Verslagen schriftelijke overleggen
De Voorzitter van de Tweede Kamer
der Staten-Generaal
Postbus 20018
2500 EA DEN HAAG
Geachte voorzitter, Eind juni heeft de vaste Commissie voor Volkgezondheid, Welzijn en Sport over drie onderwerpen op het terrein van de medische ethiek vragen en opmerkingen aan mij voorgelegd. Bij deze wil ik u laten weten op welke termijn u mijn reactie op de diverse vragen kunt verwachten. Er zal enige tijd mee gemoeid zijn, omdat in alle drie de gevallen overleg moet worden gevoerd met betrokkenen buiten VWS, zoals de instanties die de jaarverslagen hebben uitgebracht en met het Ministerie van Justitie, gezien de betrokkenheid van de Minister van Justitie als medeondergetekende van de betreffende wetten. Bovendien worden deze drie onderwerpen behartigd door één afdeling waar ook enkele andere onderwerpen op het terrein van de medische ethiek liggen waar de Kamer prioriteit voor heeft gevraagd. Het betreft, in volgorde van prioriteit, onder meer de wijziging van de Embryowet in verband met de verruiming van de mogelijkheden voor wetenschappelijk onderzoek met foetussen, het advies van de Commissie wetenschappelijk onderzoek met minderjarigen (Commissie Doek) en het standpunt daarop, de totstandkoming van een wetsvoorstel zeggenschap lichaamsmateriaal en het wetsvoorstel ter goedkeuring van het Verdrag inzake de rechten van de mens en de biogeneeskunde.
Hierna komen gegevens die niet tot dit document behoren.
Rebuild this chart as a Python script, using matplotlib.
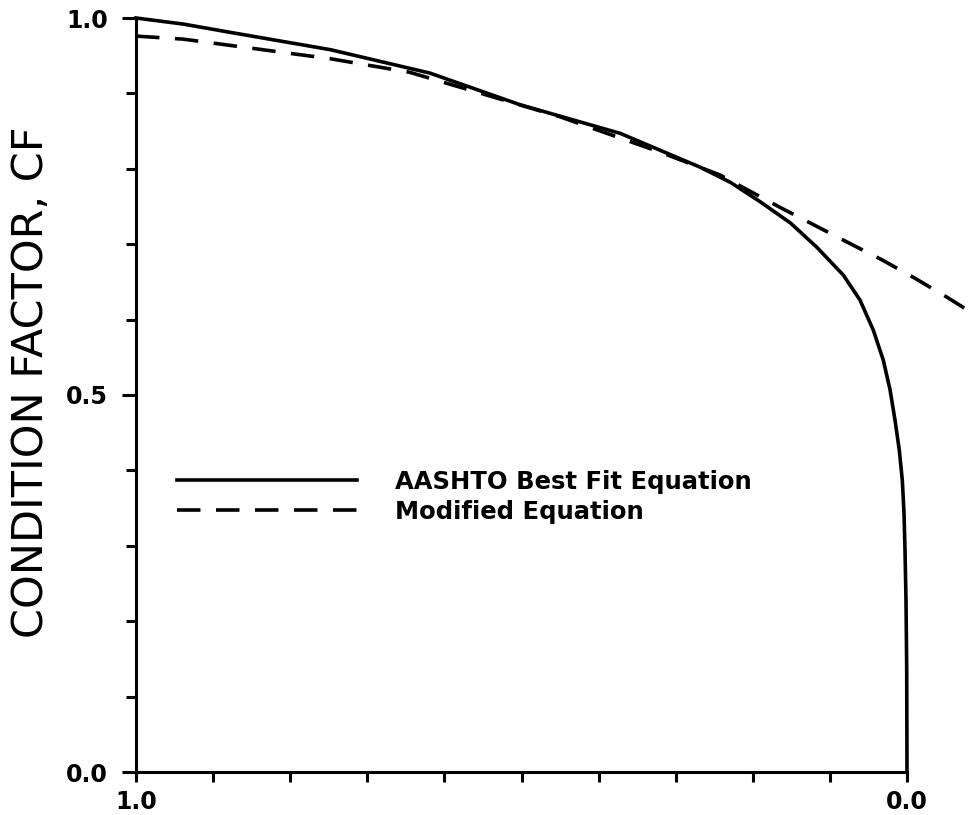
import numpy as np
import matplotlib
matplotlib.use('Agg')
from matplotlib import pyplot as plt
from matplotlib.ticker import MultipleLocator, FixedLocator

# values
aashto_x = [1.0, 0.939, 0.878, 0.748, 0.619, 0.502, 0.372, 0.268, 0.229, 0.190,
            0.151, 0.117, 0.0826, 0.061, 0.0437, 0.0307, 0.0220, 0.0156, 0.0100,
            0.0061, 0.0039, 0.0026, 0.0013, 0.0004, 0.0]
aashto_y = [1.0, 0.992, 0.981, 0.958, 0.927, 0.885, 0.847, 0.802, 0.782, 0.756,
            0.728, 0.696, 0.659, 0.626, 0.586, 0.546, 0.507, 0.467, 0.427,
            0.387, 0.344, 0.295, 0.228, 0.139, 0.0]

modified_x = [1.0, 0.939, 0.748, 0.645, 0.450, 0.320, 0.243, 0.165, 0.078,
              0.032, -0.010, -0.053, -0.084]
modified_y = [0.976, 0.972, 0.946, 0.928, 0.869, 0.822, 0.792, 0.749, 0.703,
              0.679, 0.655, 0.629, 0.609]

x_ticks = [1.0, 0.0]
x_tick_labels = ['1.0', '0.0']
y_ticks = [0.0, 0.5, 1.0]
y_tick_labels = ['0.0', '0.5', '1.0']

fig = plt.figure(figsize=(9.73, 8.15), dpi=100)
ax = fig.add_axes([136 / 973, 1 - 772 / 815, 1 - 136 / 973, (772 - 18) / 815])

ax.plot(aashto_x, aashto_y, color='black', lw=2.6, clip_on=False,
        solid_joinstyle='round', label='AASHTO Best Fit Equation')
ax.plot(modified_x, modified_y, color='black', lw=2.6, dashes=(6.5, 4.3),
        label='Modified Equation')

ax.set_xlim(1.0, -0.0856)
ax.set_ylim(0.0, 1.0)

for side in ['top', 'right']:
    ax.spines[side].set_visible(False)
ax.spines['left'].set_linewidth(2.2)
ax.spines['bottom'].set_linewidth(2.2)
ax.spines['bottom'].set_bounds(0.0, 1.0)

ax.xaxis.set_major_locator(FixedLocator(x_ticks))
ax.set_xticklabels(x_tick_labels)
ax.xaxis.set_minor_locator(MultipleLocator(0.1))
ax.yaxis.set_major_locator(FixedLocator(y_ticks))
ax.set_yticklabels(y_tick_labels)
ax.yaxis.set_minor_locator(MultipleLocator(0.1))

ax.tick_params(which='both', direction='out', width=2.2, labelsize=17)
ax.tick_params(axis='y', which='major', length=10, pad=10)
ax.tick_params(axis='y', which='minor', length=7)
ax.tick_params(axis='x', which='both', length=7, pad=6)
for lab in ax.get_xticklabels() + ax.get_yticklabels():
    lab.set_fontweight('bold')

ax.set_ylabel('CONDITION FACTOR, CF', fontsize=31, color='black', va='center')
ax.yaxis.set_label_coords(-0.125, 0.517)

ax.legend(loc='center left', bbox_to_anchor=(0.049, 0.365), frameon=False,
          borderaxespad=0, borderpad=0, handlelength=7.4, handletextpad=1.56,
          labelspacing=0.25, prop={'size': 17.5, 'weight': 'bold'})

fig.savefig('out.png', dpi=100)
Op 26 juni 2009 zond de vaste Commissie mij de vragen en opmerkingen over de wijziging van het Besluit afbreking zwangerschap (Kamerstukken II, 2008/09, 31 700 XVI, nr. 162). Ik zal u vóór 15 september 2009 mijn reactie toesturen.
Op 30 juni 2009 zond de vaste Commissie mij de vragen en opmerkingen over het jaarverslag over 2008 van de Centrale Commissie Mensgebonden Onderzoek (CCMO). Die vragen zal ik uiterlijk 1 oktober 2009 beantwoorden.
Ten slotte zond op 1 juli 2009 de vaste Commissie mij de vragen en opmerkingen over het jaarverslag van de Toetsingscommissies Euthanasie. De antwoorden op deze vragen hoop ik u vóór 15 oktober 2009 toe te kunnen sturen.
Mocht de Kamer een andere prioriteitstelling wensen dan verneem ik dat graag van u.
Ik vertrouw u met deze informatie van dienst te zijn geweest.